Heck, Maniac Mansion traumatized us by allowing us to blow up that poor hamster in the microwave.
That’s why it’s almost jarring to play a game like Dracula: Origin, one of those rare examples of the adventure genre that steadfastly avoids humor as if it will irrevocably damage its credibility. Often, this can be a death sentence for an adventure game, as there are only so many ways to say “you can’t do that”, or “that doesn’t make any sense” before the insults start flying. In the case of Dracula: Origin, however, the flippancy of adventure game humor would seem utterly out of place amidst all of the very serious dread, death, and destruction floating around the game’s late 19th century setting.
Now, I will grant that, at times, it goes a little over the top. The quote I put at the top of this review is one in which the famous Professor Van Helsing is trying to reassure his friend’s lovely wife that she’s not in danger, all while telling her to hang cloves of garlic from all her windows and insinuating that he might not come back alive from wherever the hell he’s going. Not only that, but Van Helsing is telling her this immediately after discussing her housemaid’s sister’s very recent, violent, disturbing death.
Yes, he’s very reassuring.
So perhaps in that way, there is humor, though it tends to be more like B-movie humor where you’re never exactly sure the humor is intentional. In some instances, of course, the presence of the question of intent doesn’t make the funny bits any less so.
What Dracula: Origin seems to have sacrificed its adventure game humor for, then, is a sense of atmosphere, and for the most part, developer Frogwares pulls off this feat magnificently. The music is appropriately moody, nondescript, late 19th century romantic drivel, all swelling strings and minor keys, which suits the somber nature of the proceedings wonderfully. The color scheme is largely muted, with lots of cloudy days and stone structures, though it’s made quite clear that Frogwares did not fear color. Rather, the dank tones that permeate the computer screen the majority of the time make the occasional blasts of color (the particularly green leaves on the trees, the deep crimson of freshly spilt blood) all the more magnificent. The dialogue, usually such a staple of this type of game, is actually kept to a minimum here, sacrificing interpersonal communication with a steadily heightening sense of isolation, a loneliness that feels particularly deep when you’re stuck trying to figure out what to do.
Of course, it’s still a puzzle game, so you’re bound to try to do things like, oh, combining an iron rod and a veil full of flies and hoping something will happen. Rather than admonish you for thinking such a thing (or rewarding the random combination with a new item called “flies on a stick”), the only feedback that the game offers is the split-second sound of the grinding of gears, more toss-off than un-pleasantry. If you try to make Van Helsing do something he doesn’t want to do, he’ll simply offer “I can’t do that.” If you try to use an item on something that quite obviously makes no sense, he’ll give you one word: “Useless.”

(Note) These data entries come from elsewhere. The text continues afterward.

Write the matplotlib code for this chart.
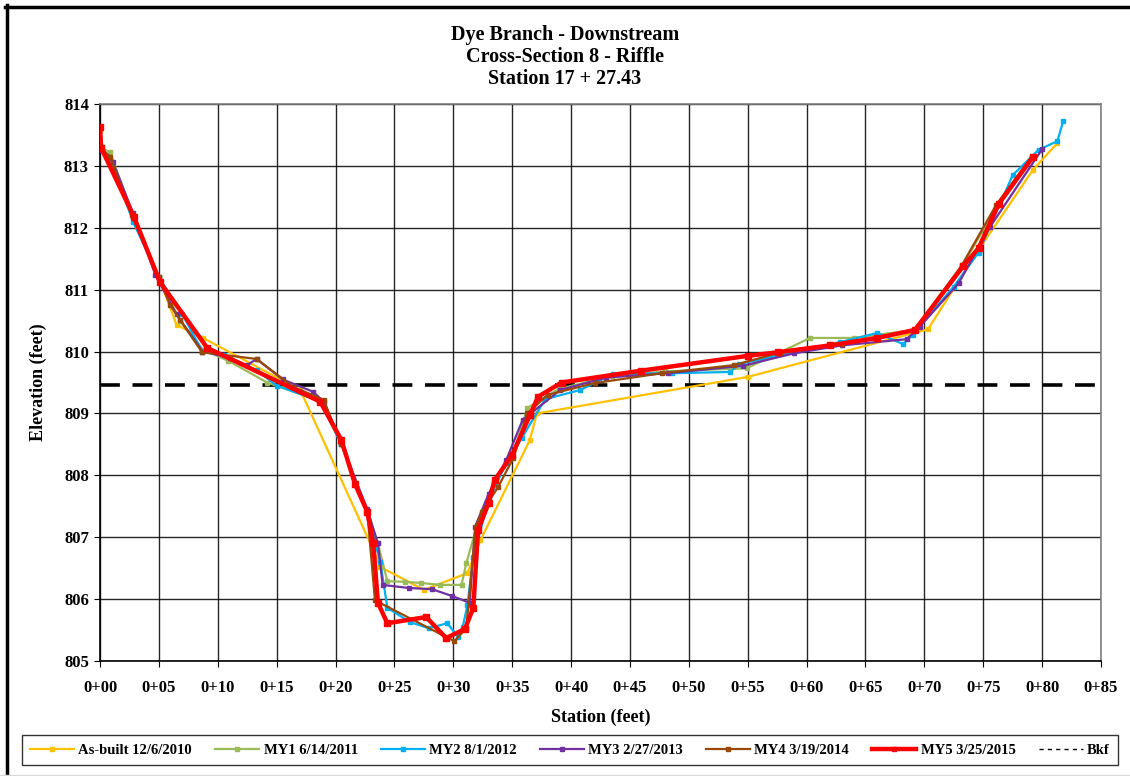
import matplotlib
matplotlib.use("Agg")
import matplotlib.pyplot as plt
from matplotlib.lines import Line2D

plt.rcParams['font.family'] = ['Liberation Serif', 'DejaVu Serif']

# ---- Data ----
asbuilt_x = [0.0, 0.2, 2.8, 5.0, 6.5, 8.75, 17.0, 23.2, 23.8, 27.5, 31.2, 32.3, 36.5, 37.1, 55.0, 70.3, 74.6, 79.2, 81.3]
asbuilt_y = [813.58, 813.3, 812.2, 811.2, 810.43, 810.22, 809.38, 806.8, 806.52, 806.15, 806.42, 806.95, 808.57, 809.0, 809.59, 810.36, 811.64, 812.93, 813.37]

my1_x = [0.0, 0.85, 2.8, 5.0, 6.8, 8.75, 10.9, 14.2, 18.7, 20.5, 22.7, 23.6, 24.4, 25.9, 27.3, 28.9, 30.7, 31.1, 32.0, 33.5, 35.0, 36.3, 39.0, 43.5, 48.0, 54.9, 60.3, 64.0, 69.2, 73.2, 76.2, 79.1]
my1_y = [813.3, 813.22, 812.2, 811.2, 810.5, 810.03, 809.85, 809.5, 809.2, 808.5, 807.4, 806.9, 806.29, 806.28, 806.26, 806.23, 806.23, 806.58, 807.17, 807.9, 808.3, 809.09, 809.4, 809.6, 809.68, 809.73, 810.22, 810.22, 810.35, 811.38, 812.35, 813.15]

my2_x = [0.0, 0.8, 2.8, 5.0, 7.0, 8.7, 10.5, 13.3, 15.0, 18.7, 20.5, 22.7, 23.3, 23.8, 24.4, 26.3, 27.9, 29.5, 30.4, 30.8, 31.2, 31.7, 33.0, 34.5, 35.8, 37.8, 40.8, 43.6, 48.6, 53.5, 54.3, 62.8, 66.0, 68.2, 69.0, 72.5, 74.6, 77.5, 79.7, 81.3, 81.8]
my2_y = [813.3, 813.15, 812.1, 811.2, 810.6, 810.0, 809.95, 809.7, 809.45, 809.2, 808.5, 807.4, 806.95, 806.6, 805.86, 805.63, 805.53, 805.61, 805.39, 805.55, 805.9, 806.68, 807.6, 808.2, 808.6, 809.23, 809.38, 809.64, 809.65, 809.67, 809.8, 810.15, 810.3, 810.12, 810.27, 811.05, 811.6, 812.85, 813.26, 813.4, 813.73]

my3_x = [0.0, 1.1, 2.8, 4.7, 6.5, 8.7, 11.0, 12.5, 13.3, 15.5, 18.1, 19.0, 20.5, 22.7, 23.6, 24.0, 26.2, 28.2, 29.9, 31.4, 31.85, 33.0, 34.5, 35.9, 39.1, 43.0, 48.2, 54.6, 58.9, 63.0, 68.5, 69.6, 72.9, 75.6, 80.0]
my3_y = [813.25, 813.06, 812.24, 811.24, 810.6, 810.0, 809.9, 809.78, 809.88, 809.55, 809.35, 809.19, 808.52, 807.45, 806.9, 806.23, 806.18, 806.16, 806.05, 805.94, 807.17, 807.7, 808.25, 808.9, 809.38, 809.58, 809.65, 809.77, 809.97, 810.1, 810.2, 810.4, 811.1, 812.02, 813.27]

my4_x = [0.0, 0.85, 2.7, 5.0, 5.95, 6.8, 8.66, 13.3, 16.4, 19.0, 20.5, 22.7, 23.35, 30.1, 31.1, 31.9, 32.4, 33.8, 35.1, 36.3, 38.0, 42.0, 47.7, 53.8, 57.7, 63.0, 69.2, 73.2, 76.1, 79.1]
my4_y = [813.3, 813.15, 812.2, 811.2, 810.75, 810.51, 809.99, 809.88, 809.43, 809.22, 808.5, 807.4, 805.98, 805.32, 805.53, 807.17, 807.4, 807.81, 808.28, 809.0, 809.3, 809.49, 809.65, 809.78, 809.98, 810.12, 810.35, 811.4, 812.37, 813.15]

my5_x = [0.0, 0.1, 2.9, 5.1, 9.1, 18.7, 20.5, 21.65, 22.7, 23.2, 23.6, 24.4, 27.7, 29.4, 31.0, 31.7, 32.1, 33.0, 33.5, 35.0, 36.5, 37.2, 39.2, 45.9, 55.0, 57.6, 62.0, 66.0, 69.2, 73.3, 74.6, 76.3, 79.2]
my5_y = [813.63, 813.29, 812.17, 811.12, 810.06, 809.19, 808.57, 807.86, 807.41, 806.9, 805.94, 805.61, 805.71, 805.37, 805.52, 805.86, 807.12, 807.55, 807.92, 808.33, 808.97, 809.27, 809.5, 809.69, 809.93, 809.99, 810.1, 810.22, 810.35, 811.38, 811.67, 812.38, 813.14]

bkf_elev = 809.46

series_labels = ["As-built 12/6/2010", "MY1 6/14/2011", "MY2 8/1/2012", "MY3 2/27/2013", "MY4 3/19/2014", "MY5 3/25/2015"]
series_colors = ["#FFC000", "#9BBB59", "#00B0F0", "#7030A0", "#984807", "#FF0000"]

xticks = list(range(0, 90, 5))
xtick_labels = ["0+%02d" % v for v in xticks]
yticks = list(range(805, 815))

title_text = "Dye Branch - Downstream\nCross-Section 8 - Riffle\nStation 17 + 27.43"

# ---- Plot ----
fig = plt.figure(figsize=(11.3, 7.76), dpi=100)
ax = fig.add_axes([100/1130, 1-661/776, 1001/1130, 557/776])

data = [(asbuilt_x, asbuilt_y), (my1_x, my1_y), (my2_x, my2_y), (my3_x, my3_y), (my4_x, my4_y), (my5_x, my5_y)]
for i, ((xs, ys), lab, col) in enumerate(zip(data, series_labels, series_colors)):
    if i == 5:
        ax.plot(xs, ys, color=col, lw=3.2, marker='s', ms=4.5, label=lab, zorder=5)
    else:
        ax.plot(xs, ys, color=col, lw=1.6, marker='s', ms=3, label=lab, zorder=3 + i * 0.1)

ax.axhline(bkf_elev, color='black', lw=2.6, ls=(0, (5.5, 3.5)), label='Bkf', zorder=2)

ax.set_xlim(0, 85)
ax.set_ylim(805, 814)
ax.set_xticks(xticks)
ax.set_xticklabels(xtick_labels)
ax.set_yticks(yticks)
ax.grid(True, color='black', lw=1.0, alpha=0.85)
ax.set_axisbelow(True)
for sp in ax.spines.values():
    sp.set_color('#808080')
    sp.set_linewidth(1.2)
ax.spines['bottom'].set_color('black')
ax.spines['left'].set_color('black')
ax.tick_params(axis='both', labelsize=12, length=4, direction='out', pad=10)
for lbl in ax.get_xticklabels() + ax.get_yticklabels():
    lbl.set_fontweight('bold')
ax.tick_params(axis='y', pad=4)

ax.set_xlabel("Station (feet)", fontsize=13, fontweight='bold', labelpad=9)
ax.set_ylabel("Elevation (feet)", fontsize=13, fontweight='bold', labelpad=12)

fig.text(565/1130, 1-57/776, title_text, ha='center', va='center', fontsize=14.5,
         fontweight='bold', linespacing=1.15)

# legend with small markers
handles, labels = ax.get_legend_handles_labels()
leg_handles = []
for h in handles:
    is_bkf = h.get_label() == 'Bkf'
    leg_handles.append(Line2D([], [], color=h.get_color(),
                              lw=1.0 if is_bkf else h.get_linewidth(),
                              ls=(0, (3, 3)) if is_bkf else '-',
                              marker=None if is_bkf else 's',
                              ms=2.5))
leg = fig.legend(leg_handles, labels, loc='center', bbox_to_anchor=(570/1130, 1-750/776), ncol=7,
                 frameon=True, prop={'size': 10.5, 'weight': 'bold'}, handlelength=3.0,
                 columnspacing=1.6, handletextpad=0.3, borderpad=0.55, fancybox=False)
leg.get_frame().set_edgecolor('black')
leg.get_frame().set_linewidth(1.0)

# outer chart border (top and left visible)
fig.add_artist(Line2D([5/1130, 1], [1-6.5/776, 1-6.5/776], transform=fig.transFigure, color='black', lw=2.5))
fig.add_artist(Line2D([6.5/1130, 6.5/1130], [0, 1-5/776], transform=fig.transFigure, color='black', lw=2.5))
fig.add_artist(Line2D([0, 1], [1.5/776, 1.5/776], transform=fig.transFigure, color='#d9d9d9', lw=1))

fig.savefig("out.png", dpi=100)
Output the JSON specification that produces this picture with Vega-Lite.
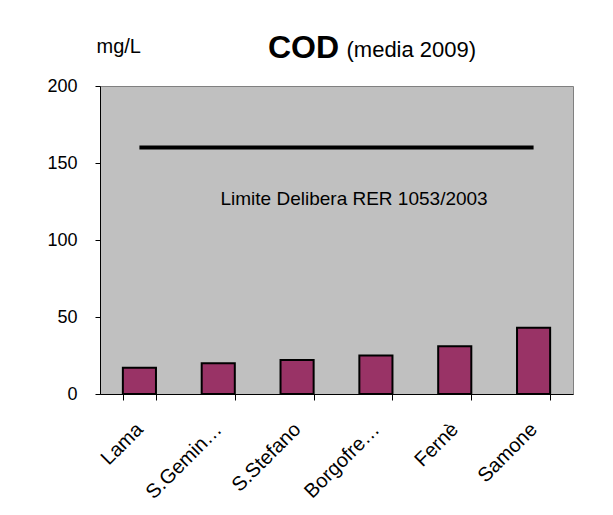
{
  "$schema": "https://vega.github.io/schema/vega-lite/v6.json",
  "width": 473,
  "height": 308,
  "autosize": "none",
  "padding": {"left": 100, "top": 86, "right": 40, "bottom": 121},
  "background": "white",
  "title": {
    "text": "COD",
    "anchor": "start",
    "frame": "group",
    "dx": 168,
    "font": "Liberation Sans",
    "fontSize": 32,
    "fontWeight": "bold",
    "color": "black",
    "offset": -29
  },
  "config": {
    "view": {"fill": "#C0C0C0", "stroke": "#808080", "strokeWidth": 1},
    "axis": {"labelFont": "Liberation Sans", "titleFont": "Liberation Sans", "labelColor": "black", "titleColor": "black"}
  },
  "resolve": {"axis": {"x": "independent"}},
  "data": {
    "values": [
      {"sito": "Lama", "cod": 17, "limite": 160},
      {"sito": "S.Gemin…", "cod": 20, "limite": 160},
      {"sito": "S.Stefano", "cod": 22, "limite": 160},
      {"sito": "Borgofre…", "cod": 25, "limite": 160},
      {"sito": "Fernè", "cod": 31, "limite": 160},
      {"sito": "Samone", "cod": 43, "limite": 160}
    ]
  },
  "layer": [
    {
      "mark": {"type": "bar", "fill": "#993366", "stroke": "black", "strokeWidth": 2},
      "encoding": {
        "x": {
          "field": "sito", "type": "nominal", "sort": null,
          "scale": {"paddingInner": 0.58, "paddingOuter": 0.29},
          "axis": {
            "title": null, "labelAngle": -45, "labelFontSize": 20, "labelPadding": 26,
            "tickBand": "extent", "tickSize": 6, "tickColor": "#000", "domainColor": "#000",
            "labelAlign": "right", "labelBaseline": "middle"
          }
        },
        "y": {
          "field": "cod", "type": "quantitative",
          "scale": {"domain": [0, 200]},
          "axis": {
            "values": [0, 50, 100, 150, 200], "grid": false, "tickSize": 5, "tickColor": "#000",
            "domainColor": "#000", "labelFontSize": 18, "labelPadding": 18,
            "title": "mg/L", "titleAngle": 0, "titleFontSize": 20, "titleFontWeight": "normal",
            "titleAlign": "left", "titleBaseline": "alphabetic", "titleX": -4, "titleY": -34
          }
        }
      }
    },
    {
      "mark": {"type": "line", "color": "black", "strokeWidth": 4},
      "encoding": {
        "x": {
          "field": "sito", "type": "nominal", "sort": null,
          "axis": {
            "orient": "top", "labels": false, "ticks": false, "domain": false, "grid": false,
            "title": "(media 2009)", "titleFontSize": 22, "titleFontWeight": "normal",
            "titleAlign": "left", "titleBaseline": "alphabetic", "titleX": 246, "titleY": -30
          }
        },
        "y": {"field": "limite", "type": "quantitative"}
      }
    },
    {
      "data": {"values": [{"sito": "S.Stefano", "y": 123, "testo": "Limite Delibera RER 1053/2003"}]},
      "mark": {"type": "text", "font": "Liberation Sans", "fontSize": 19, "color": "black", "align": "center", "baseline": "alphabetic", "dx": 57},
      "encoding": {
        "x": {"field": "sito", "type": "nominal", "sort": null, "axis": null},
        "y": {"field": "y", "type": "quantitative"},
        "text": {"field": "testo"}
      }
    }
  ]
}
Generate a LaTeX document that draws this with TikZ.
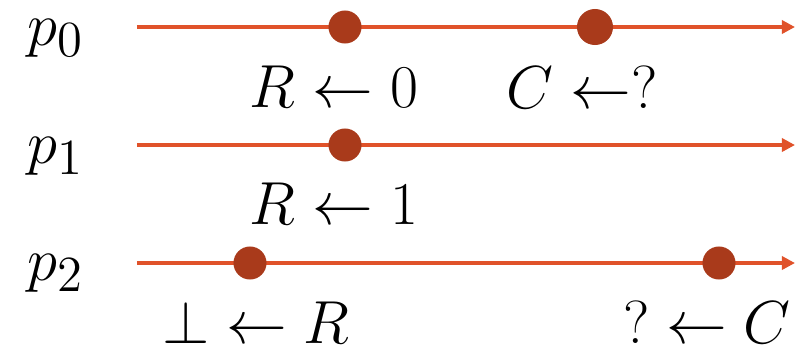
\documentclass[tikz,border=0pt]{standalone}
\usepackage{amsmath,amssymb}
\usepackage{tikz}
\usetikzlibrary{arrows.meta,positioning}
\definecolor{lineorange}{HTML}{E0522A}
\definecolor{dotred}{HTML}{A93A1B}

\begin{document}
\begin{tikzpicture}[
    x=0.01cm, y=-0.01cm,
    proc/.style={draw=lineorange, line width=1.15pt, -{Triangle[length=0.13cm, width=0.13cm]}},
    event/.style={circle, fill=dotred, inner sep=0pt, minimum size=0.33cm},
    plabel/.style={font=\fontsize{19}{22}\selectfont},
    elabel/.style={font=\fontsize{19}{22}\selectfont},
  ]
  \useasboundingbox (0,0) rectangle (799,354);

  % Process names
  \node[plabel] (p0) at (56,38) {$p_0$};
  \node[plabel] (p1) at (56,156) {$p_1$};
  \node[plabel] (p2) at (56,273) {$p_2$};

  % Start and end of each time line
  \coordinate (s0) at (137,27);  \coordinate (e0) at (795,27);
  \coordinate (s1) at (137,145); \coordinate (e1) at (795,145);
  \coordinate (s2) at (137,263); \coordinate (e2) at (795,263);

  % Time lines
  \draw[proc] (s0) -- (e0);
  \draw[proc] (s1) -- (e1);
  \draw[proc] (s2) -- (e2);

  % Events
  \node[event] (a0) at (345,27) {};
  \node[event, minimum size=0.36cm] (b0) at (595,27) {};
  \node[event] (a1) at (345,145) {};
  \node[event] (a2) at (250,263) {};
  \node[event] (b2) at (719,263) {};

  % Event labels
  \node[elabel] (la0) at (334,87) {$R \leftarrow 0$};
  \node[elabel] (lb0) at (582,87) {$C \leftarrow ?$};
  \node[elabel] (la1) at (334,204) {$R \leftarrow 1$};
  \node[elabel] (la2) at (256,322) {$\bot \leftarrow R$};
  \node[elabel] (lb2) at (707,322) {$? \leftarrow C$};
\end{tikzpicture}
\end{document}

The reason Dracula: Origin can get away with such a stoic, humorless negative feedback system is simple: the vast majority of the puzzles do make sense. This is Dracula: Origin‘s greatest victory. It’s a game that rewards deep thinking and the careful study of its environments. It doesn’t make you hunt for pixels, as a quick tap of the space bar will highlight every point of interactivity in a given room. It doesn’t expect you to dive in to fantasy logic, aside from the rare interactions with the supernatural. Dracula: Origin rewards human logic. It doesn’t even overload you with useless, obscure items as a means of artificially ramping up the difficulty of its puzzles. It simply asks that you look at what you have been given and make connections from there. Solve a puzzle and you feel a little thrill, knowing that you’re just a little bit closer to outsmarting the king of darkness himself.
There are a few little quirks to some of the puzzles, in that some of the actions taken don’t necessarily seem to advance the plot in a meaningful way, while others have apparently arbitrary “finish” conditions. A particularly egregious example comes early in the game as you are expected to clean a surface to uncover a piece of writing. Having cleaned said surface sufficiently enough that I could see it, I expected to use the information I got from it to advance in the game. No dice. After killing half an hour walking around and trying to figure out what I was doing wrong, I went back to cleaning, and found that I couldn’t progress until all of the letter-obscuring dirt was gone. Since I had left a couple of sprinkles, I was stuck.
Such idiosyncrasies are rare, however. Generally, time spent with Dracula: Origin is time spent in a rewarding game world that actually effectively manages to creep the player out every once in a while. It may never take a place with the classics, but for fans of the genre it will be a cool drink of water (or goblet of blood, if you prefer) in a mostly barren landscape of serious adventure games.
Despite its trips into sub-B-movie-grade dialogue, Dracula: Origin does a mighty fine job of creating a tense, twisted, and occasionally horrific sense of atmosphere.